***** MATERIAL FOR THE TASK *****

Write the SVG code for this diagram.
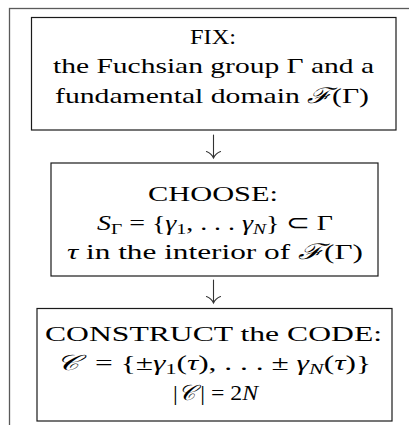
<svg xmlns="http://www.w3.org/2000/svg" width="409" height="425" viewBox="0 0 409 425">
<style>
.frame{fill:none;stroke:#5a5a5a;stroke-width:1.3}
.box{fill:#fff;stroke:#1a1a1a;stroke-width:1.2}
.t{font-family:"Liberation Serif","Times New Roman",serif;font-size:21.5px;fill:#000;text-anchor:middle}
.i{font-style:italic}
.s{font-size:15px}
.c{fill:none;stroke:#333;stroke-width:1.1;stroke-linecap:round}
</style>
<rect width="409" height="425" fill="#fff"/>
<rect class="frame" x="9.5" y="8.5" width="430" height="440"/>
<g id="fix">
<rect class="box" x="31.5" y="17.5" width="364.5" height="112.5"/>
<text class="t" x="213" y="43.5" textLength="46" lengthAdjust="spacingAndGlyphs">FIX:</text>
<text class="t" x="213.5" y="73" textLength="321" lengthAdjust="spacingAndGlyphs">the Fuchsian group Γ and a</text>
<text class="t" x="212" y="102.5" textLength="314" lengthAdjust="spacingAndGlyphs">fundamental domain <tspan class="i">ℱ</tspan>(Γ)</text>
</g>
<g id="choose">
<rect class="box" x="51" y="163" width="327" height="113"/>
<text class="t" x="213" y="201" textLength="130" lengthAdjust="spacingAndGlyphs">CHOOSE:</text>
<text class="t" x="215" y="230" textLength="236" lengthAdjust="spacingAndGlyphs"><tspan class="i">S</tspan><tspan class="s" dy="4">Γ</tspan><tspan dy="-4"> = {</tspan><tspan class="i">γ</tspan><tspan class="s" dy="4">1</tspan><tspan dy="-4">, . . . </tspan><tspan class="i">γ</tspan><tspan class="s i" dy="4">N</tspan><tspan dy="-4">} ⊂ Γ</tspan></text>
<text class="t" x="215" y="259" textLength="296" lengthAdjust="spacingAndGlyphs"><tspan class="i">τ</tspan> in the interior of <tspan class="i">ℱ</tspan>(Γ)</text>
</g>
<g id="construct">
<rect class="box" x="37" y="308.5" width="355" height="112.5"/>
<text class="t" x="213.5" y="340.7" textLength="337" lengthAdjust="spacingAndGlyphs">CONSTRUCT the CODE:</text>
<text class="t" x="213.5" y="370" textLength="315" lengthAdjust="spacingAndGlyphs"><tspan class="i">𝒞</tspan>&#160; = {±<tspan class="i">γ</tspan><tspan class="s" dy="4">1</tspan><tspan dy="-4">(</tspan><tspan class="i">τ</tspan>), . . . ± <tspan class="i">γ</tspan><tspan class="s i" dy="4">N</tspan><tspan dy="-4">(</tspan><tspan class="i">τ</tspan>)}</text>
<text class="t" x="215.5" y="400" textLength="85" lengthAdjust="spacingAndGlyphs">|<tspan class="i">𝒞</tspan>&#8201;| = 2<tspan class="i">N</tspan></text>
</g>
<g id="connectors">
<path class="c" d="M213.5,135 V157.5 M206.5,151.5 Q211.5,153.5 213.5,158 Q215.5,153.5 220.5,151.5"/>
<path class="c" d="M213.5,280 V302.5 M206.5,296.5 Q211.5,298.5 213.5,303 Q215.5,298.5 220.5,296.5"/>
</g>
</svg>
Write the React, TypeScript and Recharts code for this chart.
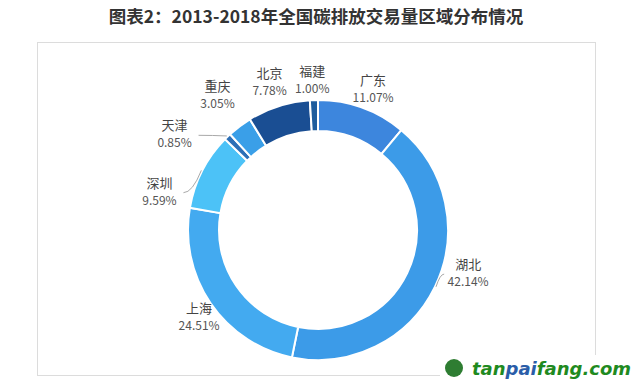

*****

Write the full listing out again with every line unchanged, but include no pictures.

◆ **TASK RESULT**:
Write the SVG code for this diagram.
<svg xmlns="http://www.w3.org/2000/svg" width="409" height="425" viewBox="0 0 409 425">
<style>
.frame{fill:none;stroke:#5a5a5a;stroke-width:1.3}
.box{fill:#fff;stroke:#1a1a1a;stroke-width:1.2}
.t{font-family:"Liberation Serif","Times New Roman",serif;font-size:21.5px;fill:#000;text-anchor:middle}
.i{font-style:italic}
.s{font-size:15px}
.c{fill:none;stroke:#333;stroke-width:1.1;stroke-linecap:round}
</style>
<rect width="409" height="425" fill="#fff"/>
<rect class="frame" x="9.5" y="8.5" width="430" height="440"/>
<g id="fix">
<rect class="box" x="31.5" y="17.5" width="364.5" height="112.5"/>
<text class="t" x="213" y="43.5" textLength="46" lengthAdjust="spacingAndGlyphs">FIX:</text>
<text class="t" x="213.5" y="73" textLength="321" lengthAdjust="spacingAndGlyphs">the Fuchsian group Γ and a</text>
<text class="t" x="212" y="102.5" textLength="314" lengthAdjust="spacingAndGlyphs">fundamental domain <tspan class="i">ℱ</tspan>(Γ)</text>
</g>
<g id="choose">
<rect class="box" x="51" y="163" width="327" height="113"/>
<text class="t" x="213" y="201" textLength="130" lengthAdjust="spacingAndGlyphs">CHOOSE:</text>
<text class="t" x="215" y="230" textLength="236" lengthAdjust="spacingAndGlyphs"><tspan class="i">S</tspan><tspan class="s" dy="4">Γ</tspan><tspan dy="-4"> = {</tspan><tspan class="i">γ</tspan><tspan class="s" dy="4">1</tspan><tspan dy="-4">, . . . </tspan><tspan class="i">γ</tspan><tspan class="s i" dy="4">N</tspan><tspan dy="-4">} ⊂ Γ</tspan></text>
<text class="t" x="215" y="259" textLength="296" lengthAdjust="spacingAndGlyphs"><tspan class="i">τ</tspan> in the interior of <tspan class="i">ℱ</tspan>(Γ)</text>
</g>
<g id="construct">
<rect class="box" x="37" y="308.5" width="355" height="112.5"/>
<text class="t" x="213.5" y="340.7" textLength="337" lengthAdjust="spacingAndGlyphs">CONSTRUCT the CODE:</text>
<text class="t" x="213.5" y="370" textLength="315" lengthAdjust="spacingAndGlyphs"><tspan class="i">𝒞</tspan>&#160; = {±<tspan class="i">γ</tspan><tspan class="s" dy="4">1</tspan><tspan dy="-4">(</tspan><tspan class="i">τ</tspan>), . . . ± <tspan class="i">γ</tspan><tspan class="s i" dy="4">N</tspan><tspan dy="-4">(</tspan><tspan class="i">τ</tspan>)}</text>
<text class="t" x="215.5" y="400" textLength="85" lengthAdjust="spacingAndGlyphs">|<tspan class="i">𝒞</tspan>&#8201;| = 2<tspan class="i">N</tspan></text>
</g>
<g id="connectors">
<path class="c" d="M213.5,135 V157.5 M206.5,151.5 Q211.5,153.5 213.5,158 Q215.5,153.5 220.5,151.5"/>
<path class="c" d="M213.5,280 V302.5 M206.5,296.5 Q211.5,298.5 213.5,303 Q215.5,298.5 220.5,296.5"/>
</g>
</svg>
Write the React, TypeScript and Recharts code for this chart.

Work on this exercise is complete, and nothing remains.